My meteorological question of the day. Where does it rain the most in April? I guess England and the Northeast? Because things bloom in April here, and it rains a lot in March. I guess because Georgia’s winter ends in late February/early March and by the end of March it is full on spring. Well, key to this proverb is that April is a time for new beginnings! and I am completely craving spring time.

I wanted to looked at how April was portrayed in one of my favorite and poems and one of my favorite songs because in Modern Poetry when we were looking at “The Wasteland” I kept wanting to sing this song by Simon and Garfunkel, which of course turned out horribly because I usually try to do both harmonies at the same time and of course fail.

In “April Come She Will” Simon and Garfunkel sing about a girl who, after she comes in April when streams are swelled with rain, and by September, she has up and left him and he is nostalgic about her. It is telling that the love starts in April, opposed to January the “start” of the year because it returns to a pagan concept of the calendar based on fertility opposed to science, that the man and woman are able to be together in fertile times, but the man is unable to harvest his love and keep it through the winter and thus is only left with his memories. Supposedly this song was based an English nursery rhyme that Paul Simon’s femme du jour would sing absentmindedly.

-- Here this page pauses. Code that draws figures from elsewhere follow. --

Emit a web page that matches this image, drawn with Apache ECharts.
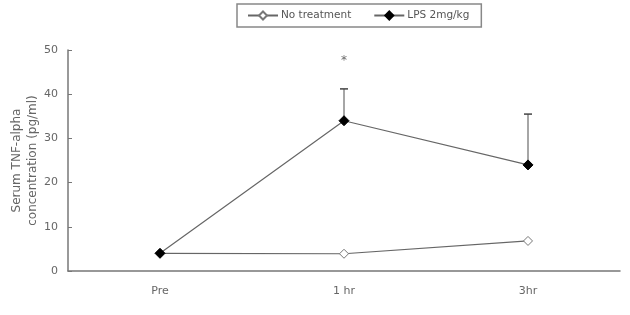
<!DOCTYPE html>
<html><head><meta charset="utf-8">
<script src="https://cdn.jsdelivr.net/npm/echarts@6/dist/echarts.min.js"></script>
<style>html,body{margin:0;padding:0;background:#fff}#c{width:630px;height:315px}</style>
</head><body><div id="c"></div>
<script>
var categories = ['Pre', '1 hr', '3hr'];
var noTreatment = [4, 3.9, 6.8];
var lps = [4, 34, 24];
var lpsErrTop = [null, 41.2, 35.5];
var starPos = [null, 47.5, null];
var yTicks = [0, 10, 20, 30, 40, 50];

var font = 'DejaVu Sans';
var chart = echarts.init(document.getElementById('c'));
chart.setOption({
  animation: false,
  backgroundColor: '#fff',
  grid: {left: 68, right: 10, top: 50, bottom: 44, containLabel: false, outerBoundsMode: 'none'},
  legend: {
    left: 237, top: 4, width: 245,
    padding: [6, 12, 6, 10],
    borderColor: '#888', borderWidth: 1.5,
    itemWidth: 30, itemHeight: 10, itemGap: 22,
    textStyle: {fontFamily: font, fontSize: 10.5, color: '#555', padding: [0, 0, 0, -2]},
    data: ['No treatment', 'LPS 2mg/kg']
  },
  xAxis: {
    type: 'category', data: categories, boundaryGap: true,
    axisLine: {lineStyle: {color: '#777', width: 1.5}},
    axisTick: {inside: true, length: 4, lineStyle: {color: '#777'}},
    axisLabel: {fontFamily: font, fontSize: 11, color: '#666', margin: 15}
  },
  yAxis: {
    type: 'value', min: 0, max: 50, interval: 10,
    name: 'Serum TNF-alpha\nconcentration (pg/ml)',
    nameLocation: 'middle', nameRotate: 90, nameGap: 27, nameMoveOverlap: false,
    nameTextStyle: {fontFamily: font, fontSize: 12, color: '#666', lineHeight: 16},
    splitLine: {show: false},
    axisLine: {show: true, lineStyle: {color: '#777', width: 1.5}},
    axisTick: {show: true, inside: true, length: 4, lineStyle: {color: '#777'}},
    axisLabel: {fontFamily: font, fontSize: 11, color: '#666', margin: 10,
      formatter: function (v) { return yTicks.indexOf(v) >= 0 ? String(v) : ''; }}
  },
  series: [
    {
      name: 'errbars', type: 'custom', z: 1,
      data: lpsErrTop.map(function (v, i) { return v == null ? null : [i, lps[i], v]; }).filter(function (d) { return d; }),
      renderItem: function (params, api) {
        var x = api.value(0);
        var lo = api.coord([x, api.value(1)]);
        var hi = api.coord([x, api.value(2)]);
        var w = 4;
        return {type: 'group', children: [
          {type: 'line', shape: {x1: lo[0], y1: lo[1], x2: hi[0], y2: hi[1]}, style: {stroke: '#888', lineWidth: 1.5}},
          {type: 'line', shape: {x1: hi[0] - w, y1: hi[1], x2: hi[0] + w, y2: hi[1]}, style: {stroke: '#444', lineWidth: 1.5}}
        ]};
      }
    },
    {
      name: 'No treatment', type: 'line', data: noTreatment, z: 3,
      symbol: 'diamond', symbolSize: 9,
      lineStyle: {color: '#666', width: 1.2},
      itemStyle: {color: '#fff', borderColor: '#777', borderWidth: 1}
    },
    {
      name: 'LPS 2mg/kg', type: 'line', data: lps, z: 4,
      symbol: 'diamond', symbolSize: 10,
      lineStyle: {color: '#666', width: 1.2},
      itemStyle: {color: '#000', borderColor: '#000', borderWidth: 1}
    },
    {
      name: 'star', type: 'scatter', data: starPos, symbolSize: 0,
      label: {show: true, position: 'inside', formatter: '*', fontFamily: font, fontSize: 12, color: '#444'}
    }
  ]
});
</script></body></html>
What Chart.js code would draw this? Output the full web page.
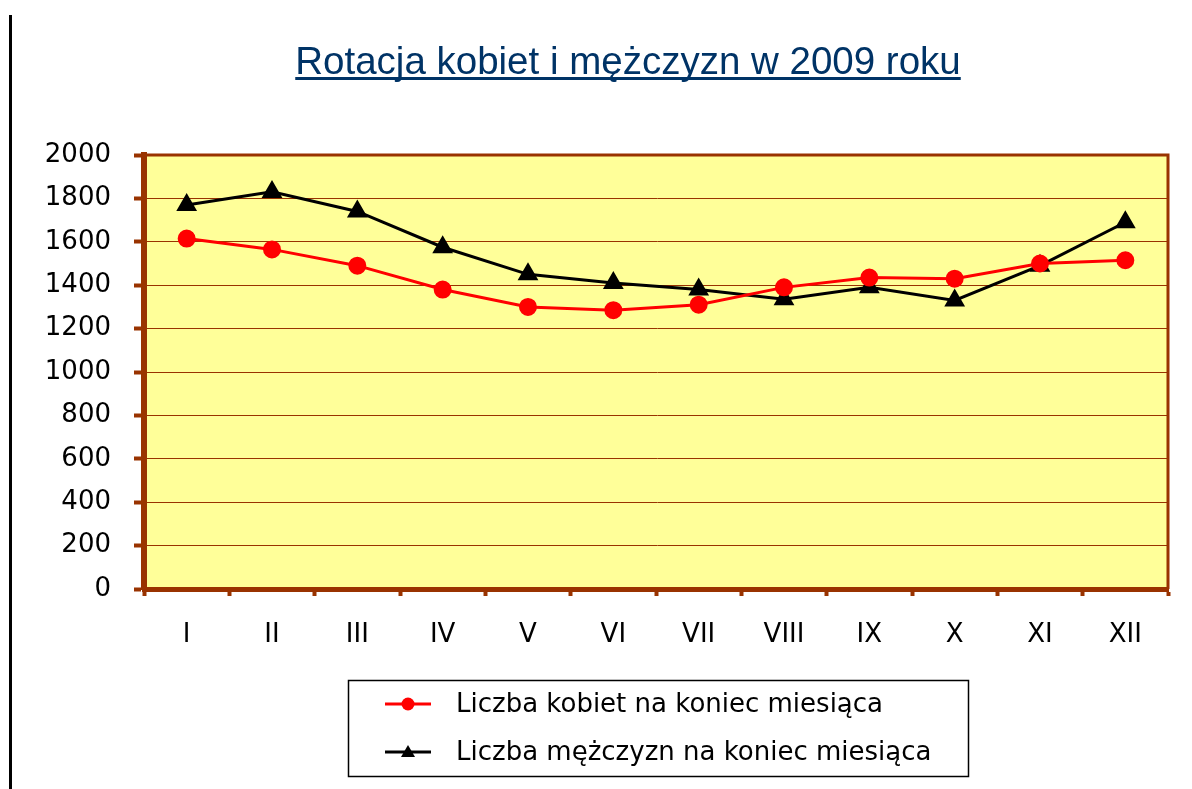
<!DOCTYPE html>
<html>
<head>
<meta charset="utf-8">
<script src="https://cdn.jsdelivr.net/npm/chart.js@4/dist/chart.umd.min.js"></script>
<style>
  body { margin: 0; background: #fff; }
  canvas { display: block; }
</style>
</head>
<body>
<canvas id="chart" width="1192" height="789"></canvas>
<script>
const months = ['I', 'II', 'III', 'IV', 'V', 'VI', 'VII', 'VIII', 'IX', 'X', 'XI', 'XII'];
const women = [1615, 1565, 1490, 1380, 1300, 1285, 1310, 1390, 1435, 1430, 1500, 1515];
const men = [1770, 1830, 1740, 1575, 1450, 1410, 1380, 1335, 1390, 1330, 1490, 1690];
const yMin = 0, yMax = 2000, yStep = 200;
const titleText = 'Rotacja kobiet i mężczyzn w 2009 roku';
const seriesNames = ['Liczba kobiet na koniec miesiąca', 'Liczba mężczyzn na koniec miesiąca'];

const brown = '#993300';

// background, frame, title, custom legend, page edge line
const decor = {
  id: 'decor',
  beforeDraw(chart) {
    const { ctx, chartArea: a } = chart;
    ctx.save();
    ctx.fillStyle = '#FFFF99';
    ctx.fillRect(a.left, a.top, a.width, a.height);
    ctx.restore();
  },
  beforeDatasetsDraw(chart) {
    const { ctx, chartArea: a } = chart;
    ctx.save();
    ctx.strokeStyle = brown;
    ctx.lineWidth = 3;
    ctx.beginPath();
    ctx.moveTo(a.left, a.top);
    ctx.lineTo(a.right, a.top);
    ctx.lineTo(a.right, a.bottom);
    ctx.stroke();
    ctx.restore();
  },
  afterDraw(chart) {
    const ctx = chart.ctx;
    ctx.save();
    // left page line
    ctx.fillStyle = '#000';
    ctx.fillRect(9, 15, 3, 789);

    // title
    ctx.font = '38.5px "Liberation Sans", Arial, sans-serif';
    ctx.fillStyle = '#003366';
    ctx.textAlign = 'center';
    ctx.textBaseline = 'alphabetic';
    ctx.fillText(titleText, 628, 74);
    const w = ctx.measureText(titleText).width;
    ctx.fillRect(628 - w / 2, 77, w, 3);

    // legend box
    ctx.strokeStyle = '#000';
    ctx.lineWidth = 1.5;
    ctx.strokeRect(348.5, 680.5, 620, 96);
    ctx.font = '26px "DejaVu Sans", sans-serif';
    ctx.textAlign = 'left';
    ctx.textBaseline = 'middle';
    const rows = [704, 752];
    chart.data.datasets.forEach((ds, i) => {
      const y = rows[i];
      ctx.strokeStyle = ds.borderColor;
      ctx.lineWidth = 3;
      ctx.beginPath();
      ctx.moveTo(385, y);
      ctx.lineTo(431, y);
      ctx.stroke();
      ctx.fillStyle = ds.pointBackgroundColor;
      const cx = 408;
      if (ds.pointStyle === 'circle') {
        ctx.beginPath();
        ctx.arc(cx, y, 6.5, 0, Math.PI * 2);
        ctx.fill();
      } else {
        ctx.beginPath();
        ctx.moveTo(cx, y - 7);
        ctx.lineTo(cx + 7, y + 5);
        ctx.lineTo(cx - 7, y + 5);
        ctx.closePath();
        ctx.fill();
      }
      ctx.fillStyle = '#000';
      ctx.fillText(ds.label, 456, y + 1);
    });
    ctx.restore();
  }
};

new Chart(document.getElementById('chart'), {
  type: 'line',
  data: {
    labels: months,
    datasets: [
      {
        label: seriesNames[0],
        data: women,
        borderColor: '#FF0000',
        backgroundColor: '#FF0000',
        pointBackgroundColor: '#FF0000',
        pointBorderColor: '#FF0000',
        pointStyle: 'circle',
        pointRadius: 7.5,
        borderWidth: 3,
        tension: 0
      },
      {
        label: seriesNames[1],
        data: men,
        borderColor: '#000000',
        backgroundColor: '#000000',
        pointBackgroundColor: '#000000',
        pointBorderColor: '#000000',
        pointStyle: 'triangle',
        pointRadius: 9,
        borderWidth: 3,
        tension: 0
      }
    ]
  },
  options: {
    responsive: false,
    animation: false,
    layout: { padding: { top: 155, right: 24, bottom: 140, left: 0 } },
    plugins: {
      legend: { display: false },
      title: { display: false },
      tooltip: { enabled: false }
    },
    scales: {
      x: {
        offset: true,
        afterFit: (s) => { s.height = 60; },
        grid: {
          offset: true,
          drawOnChartArea: false,
          drawTicks: true,
          tickLength: 7,
          tickWidth: 4,
          tickColor: brown
        },
        border: { color: brown, width: 5 },
        ticks: {
          color: '#000',
          padding: 24,
          maxRotation: 0,
          font: { family: '"DejaVu Sans", sans-serif', size: 26 }
        }
      },
      y: {
        min: yMin,
        max: yMax,
        afterFit: (s) => { s.width = 144; },
        grid: {
          color: brown,
          lineWidth: 1,
          drawTicks: true,
          tickLength: 10,
          tickWidth: 4,
          tickColor: brown
        },
        border: { color: brown, width: 6 },
        ticks: {
          stepSize: yStep,
          color: '#000',
          padding: 23,
          callback: (v) => String(v),
          font: { family: '"DejaVu Sans", sans-serif', size: 26 }
        }
      }
    }
  },
  plugins: [decor]
});
</script>
</body>
</html>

In “The Wasteland,” T.S. Eliot opens with his now-oft quoted like “April is the cruelest month” referring to the renewal of life coming from ground [lilacs] disturbing the dead who are buried and don’t want to wake up. I’m pretty sure this is just about the saddest thing ever.

Though both works suggest and are open to a cyclical nature in life and renewal, they both also start in April, the time of fertility and renewal and end in images of winter/dead/absence without an explicit point towards renewal, the April works are rather depressing.